Your task> Work out how many lines in the listing below include the word "that"; answer with the number alone.

☆ ☆ ☆ ☆ ☆ ☆ ☆

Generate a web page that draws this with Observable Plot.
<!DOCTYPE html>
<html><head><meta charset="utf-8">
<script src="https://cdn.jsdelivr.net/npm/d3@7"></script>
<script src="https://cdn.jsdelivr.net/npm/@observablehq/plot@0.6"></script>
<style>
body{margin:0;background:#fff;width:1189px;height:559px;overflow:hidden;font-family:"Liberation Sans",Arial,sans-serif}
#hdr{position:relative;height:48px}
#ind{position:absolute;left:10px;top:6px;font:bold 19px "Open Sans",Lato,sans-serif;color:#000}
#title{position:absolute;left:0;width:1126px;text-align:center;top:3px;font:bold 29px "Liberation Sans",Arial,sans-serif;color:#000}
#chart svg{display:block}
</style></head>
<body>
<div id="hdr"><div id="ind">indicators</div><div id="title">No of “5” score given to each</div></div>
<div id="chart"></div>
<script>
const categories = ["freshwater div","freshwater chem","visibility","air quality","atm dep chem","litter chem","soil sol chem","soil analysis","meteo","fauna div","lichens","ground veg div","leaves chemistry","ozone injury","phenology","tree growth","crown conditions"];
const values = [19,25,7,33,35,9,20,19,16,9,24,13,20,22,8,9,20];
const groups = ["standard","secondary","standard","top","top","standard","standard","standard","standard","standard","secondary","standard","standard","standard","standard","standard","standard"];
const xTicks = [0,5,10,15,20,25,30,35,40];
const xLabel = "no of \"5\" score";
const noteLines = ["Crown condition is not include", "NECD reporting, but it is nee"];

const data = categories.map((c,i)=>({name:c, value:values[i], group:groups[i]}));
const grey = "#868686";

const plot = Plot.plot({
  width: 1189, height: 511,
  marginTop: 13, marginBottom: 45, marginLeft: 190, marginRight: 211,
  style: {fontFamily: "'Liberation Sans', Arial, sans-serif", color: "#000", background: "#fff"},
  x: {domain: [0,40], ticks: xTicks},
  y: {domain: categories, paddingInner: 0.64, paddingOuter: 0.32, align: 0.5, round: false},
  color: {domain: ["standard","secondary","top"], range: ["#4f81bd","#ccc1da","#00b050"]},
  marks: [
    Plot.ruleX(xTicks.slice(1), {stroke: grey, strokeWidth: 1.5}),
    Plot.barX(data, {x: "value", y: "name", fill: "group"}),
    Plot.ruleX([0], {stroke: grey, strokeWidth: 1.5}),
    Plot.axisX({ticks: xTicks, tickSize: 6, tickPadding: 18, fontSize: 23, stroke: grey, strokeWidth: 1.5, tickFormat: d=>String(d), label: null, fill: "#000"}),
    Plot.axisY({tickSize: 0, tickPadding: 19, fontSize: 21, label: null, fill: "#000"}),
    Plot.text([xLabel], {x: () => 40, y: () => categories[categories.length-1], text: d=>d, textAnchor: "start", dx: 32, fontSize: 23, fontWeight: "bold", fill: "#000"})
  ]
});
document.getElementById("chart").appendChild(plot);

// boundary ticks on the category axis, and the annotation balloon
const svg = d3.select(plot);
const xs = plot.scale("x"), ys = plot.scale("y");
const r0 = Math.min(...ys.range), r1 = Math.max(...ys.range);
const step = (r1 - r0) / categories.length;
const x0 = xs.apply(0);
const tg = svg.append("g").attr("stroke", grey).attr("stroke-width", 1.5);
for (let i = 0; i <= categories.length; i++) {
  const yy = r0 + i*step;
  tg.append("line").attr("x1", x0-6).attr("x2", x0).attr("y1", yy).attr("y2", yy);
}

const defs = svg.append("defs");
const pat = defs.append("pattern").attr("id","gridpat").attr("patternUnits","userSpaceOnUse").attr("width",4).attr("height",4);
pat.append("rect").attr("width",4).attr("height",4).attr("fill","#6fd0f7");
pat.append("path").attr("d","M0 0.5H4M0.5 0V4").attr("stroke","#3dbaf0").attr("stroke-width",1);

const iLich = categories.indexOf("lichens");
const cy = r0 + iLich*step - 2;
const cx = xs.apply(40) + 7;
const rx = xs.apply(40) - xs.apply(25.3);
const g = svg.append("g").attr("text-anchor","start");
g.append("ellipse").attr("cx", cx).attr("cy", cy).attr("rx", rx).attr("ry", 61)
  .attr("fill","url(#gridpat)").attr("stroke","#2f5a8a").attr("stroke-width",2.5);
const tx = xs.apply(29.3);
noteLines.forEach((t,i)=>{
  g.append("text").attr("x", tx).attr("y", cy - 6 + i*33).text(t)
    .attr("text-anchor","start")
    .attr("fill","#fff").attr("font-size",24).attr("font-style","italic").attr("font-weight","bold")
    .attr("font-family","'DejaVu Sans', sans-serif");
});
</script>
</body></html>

☆ ☆ ☆ ☆ ☆ ☆ ☆

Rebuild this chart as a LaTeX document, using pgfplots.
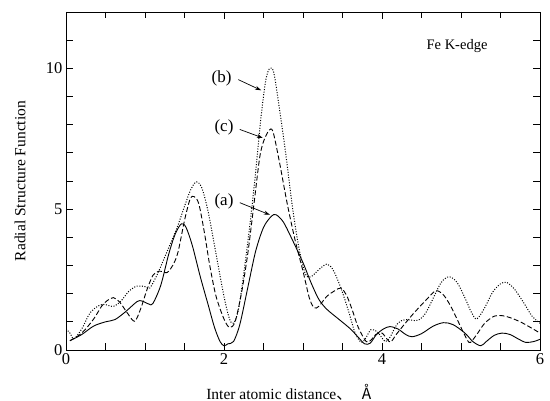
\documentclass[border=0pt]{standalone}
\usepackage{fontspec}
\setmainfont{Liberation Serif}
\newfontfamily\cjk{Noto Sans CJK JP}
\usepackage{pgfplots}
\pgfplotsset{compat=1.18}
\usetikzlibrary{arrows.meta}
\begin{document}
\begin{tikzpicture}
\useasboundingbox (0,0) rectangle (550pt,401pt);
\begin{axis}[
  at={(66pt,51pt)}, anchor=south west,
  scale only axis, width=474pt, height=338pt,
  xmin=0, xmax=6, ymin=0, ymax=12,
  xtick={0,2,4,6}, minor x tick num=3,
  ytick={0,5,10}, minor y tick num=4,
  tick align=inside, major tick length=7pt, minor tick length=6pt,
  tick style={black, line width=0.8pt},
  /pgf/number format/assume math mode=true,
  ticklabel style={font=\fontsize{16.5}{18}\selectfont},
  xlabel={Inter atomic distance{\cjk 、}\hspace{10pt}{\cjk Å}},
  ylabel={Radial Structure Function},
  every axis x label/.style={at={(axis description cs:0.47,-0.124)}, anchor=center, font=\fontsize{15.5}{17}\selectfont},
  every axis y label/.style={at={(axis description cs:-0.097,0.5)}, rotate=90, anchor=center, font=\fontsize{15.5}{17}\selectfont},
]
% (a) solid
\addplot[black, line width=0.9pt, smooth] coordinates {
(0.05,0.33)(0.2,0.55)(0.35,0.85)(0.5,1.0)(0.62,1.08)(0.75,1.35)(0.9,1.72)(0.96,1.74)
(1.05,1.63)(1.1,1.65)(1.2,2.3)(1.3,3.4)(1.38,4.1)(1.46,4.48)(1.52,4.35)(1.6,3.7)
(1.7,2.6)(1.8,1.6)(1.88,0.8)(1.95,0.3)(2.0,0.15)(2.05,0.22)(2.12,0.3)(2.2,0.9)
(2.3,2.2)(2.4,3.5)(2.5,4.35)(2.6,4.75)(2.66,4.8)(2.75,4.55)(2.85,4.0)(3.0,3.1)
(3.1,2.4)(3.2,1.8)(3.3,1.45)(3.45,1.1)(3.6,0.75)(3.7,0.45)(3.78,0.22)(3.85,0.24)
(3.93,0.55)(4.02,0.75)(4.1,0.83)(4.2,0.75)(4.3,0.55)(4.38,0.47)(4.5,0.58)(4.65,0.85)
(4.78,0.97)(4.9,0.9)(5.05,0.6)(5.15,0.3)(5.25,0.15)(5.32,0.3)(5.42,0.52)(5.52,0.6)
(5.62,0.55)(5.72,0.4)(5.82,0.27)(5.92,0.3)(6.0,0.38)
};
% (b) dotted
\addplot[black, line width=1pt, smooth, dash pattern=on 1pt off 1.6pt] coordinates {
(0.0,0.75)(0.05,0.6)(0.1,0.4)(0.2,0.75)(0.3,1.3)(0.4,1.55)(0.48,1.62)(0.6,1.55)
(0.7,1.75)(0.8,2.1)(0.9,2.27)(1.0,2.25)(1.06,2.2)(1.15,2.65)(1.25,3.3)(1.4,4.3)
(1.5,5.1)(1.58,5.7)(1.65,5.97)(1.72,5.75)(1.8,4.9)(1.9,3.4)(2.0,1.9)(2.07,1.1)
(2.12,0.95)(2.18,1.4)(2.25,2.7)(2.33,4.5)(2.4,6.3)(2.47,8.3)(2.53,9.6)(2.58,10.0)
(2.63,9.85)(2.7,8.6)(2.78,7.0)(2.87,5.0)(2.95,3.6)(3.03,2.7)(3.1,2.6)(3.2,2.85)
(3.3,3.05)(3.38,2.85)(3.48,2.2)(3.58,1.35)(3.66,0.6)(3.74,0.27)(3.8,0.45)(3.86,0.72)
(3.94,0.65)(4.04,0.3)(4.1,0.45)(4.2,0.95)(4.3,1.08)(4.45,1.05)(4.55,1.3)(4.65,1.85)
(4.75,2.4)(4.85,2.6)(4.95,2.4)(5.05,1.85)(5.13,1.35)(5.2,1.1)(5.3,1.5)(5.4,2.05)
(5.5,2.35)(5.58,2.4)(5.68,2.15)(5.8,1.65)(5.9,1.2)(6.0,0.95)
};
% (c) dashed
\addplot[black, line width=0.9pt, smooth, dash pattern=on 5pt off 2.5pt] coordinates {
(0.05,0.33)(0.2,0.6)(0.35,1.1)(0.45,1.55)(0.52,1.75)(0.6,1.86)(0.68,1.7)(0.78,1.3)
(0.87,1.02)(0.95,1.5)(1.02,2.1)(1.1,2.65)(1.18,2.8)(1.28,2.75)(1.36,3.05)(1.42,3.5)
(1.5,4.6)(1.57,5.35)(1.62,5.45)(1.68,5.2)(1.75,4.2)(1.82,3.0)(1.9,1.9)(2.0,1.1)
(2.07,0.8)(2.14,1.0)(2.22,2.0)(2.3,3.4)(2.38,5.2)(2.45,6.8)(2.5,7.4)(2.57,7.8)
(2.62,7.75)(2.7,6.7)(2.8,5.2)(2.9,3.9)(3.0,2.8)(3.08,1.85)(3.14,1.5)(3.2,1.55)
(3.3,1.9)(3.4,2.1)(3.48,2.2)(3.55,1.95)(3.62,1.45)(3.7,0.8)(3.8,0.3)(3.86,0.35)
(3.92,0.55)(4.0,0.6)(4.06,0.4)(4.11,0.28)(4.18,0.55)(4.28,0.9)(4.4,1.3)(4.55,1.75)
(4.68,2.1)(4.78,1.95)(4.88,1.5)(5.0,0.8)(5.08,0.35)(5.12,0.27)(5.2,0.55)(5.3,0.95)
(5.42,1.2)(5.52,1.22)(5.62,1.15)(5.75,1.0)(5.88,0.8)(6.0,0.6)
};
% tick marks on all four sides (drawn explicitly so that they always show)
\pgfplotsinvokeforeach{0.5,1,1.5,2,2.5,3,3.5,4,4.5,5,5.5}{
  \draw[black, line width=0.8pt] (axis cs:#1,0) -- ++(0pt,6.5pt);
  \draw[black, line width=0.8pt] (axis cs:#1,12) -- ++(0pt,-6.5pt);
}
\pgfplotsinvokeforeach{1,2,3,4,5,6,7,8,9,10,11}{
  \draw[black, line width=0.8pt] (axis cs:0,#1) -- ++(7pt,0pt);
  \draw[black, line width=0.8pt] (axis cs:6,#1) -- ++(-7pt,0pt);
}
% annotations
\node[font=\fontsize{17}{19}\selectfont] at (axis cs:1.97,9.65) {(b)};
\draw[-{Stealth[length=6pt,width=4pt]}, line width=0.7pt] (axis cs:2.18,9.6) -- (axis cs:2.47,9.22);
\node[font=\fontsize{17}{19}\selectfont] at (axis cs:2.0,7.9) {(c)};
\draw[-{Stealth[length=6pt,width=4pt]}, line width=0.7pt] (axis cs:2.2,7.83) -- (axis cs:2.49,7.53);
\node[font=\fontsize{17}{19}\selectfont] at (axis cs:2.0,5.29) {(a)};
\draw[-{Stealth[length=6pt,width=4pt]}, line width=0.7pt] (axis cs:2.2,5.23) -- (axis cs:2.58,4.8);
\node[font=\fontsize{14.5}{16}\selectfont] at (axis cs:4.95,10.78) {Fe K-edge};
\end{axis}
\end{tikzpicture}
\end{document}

☆ ☆ ☆ ☆ ☆ ☆ ☆

Task answer> 2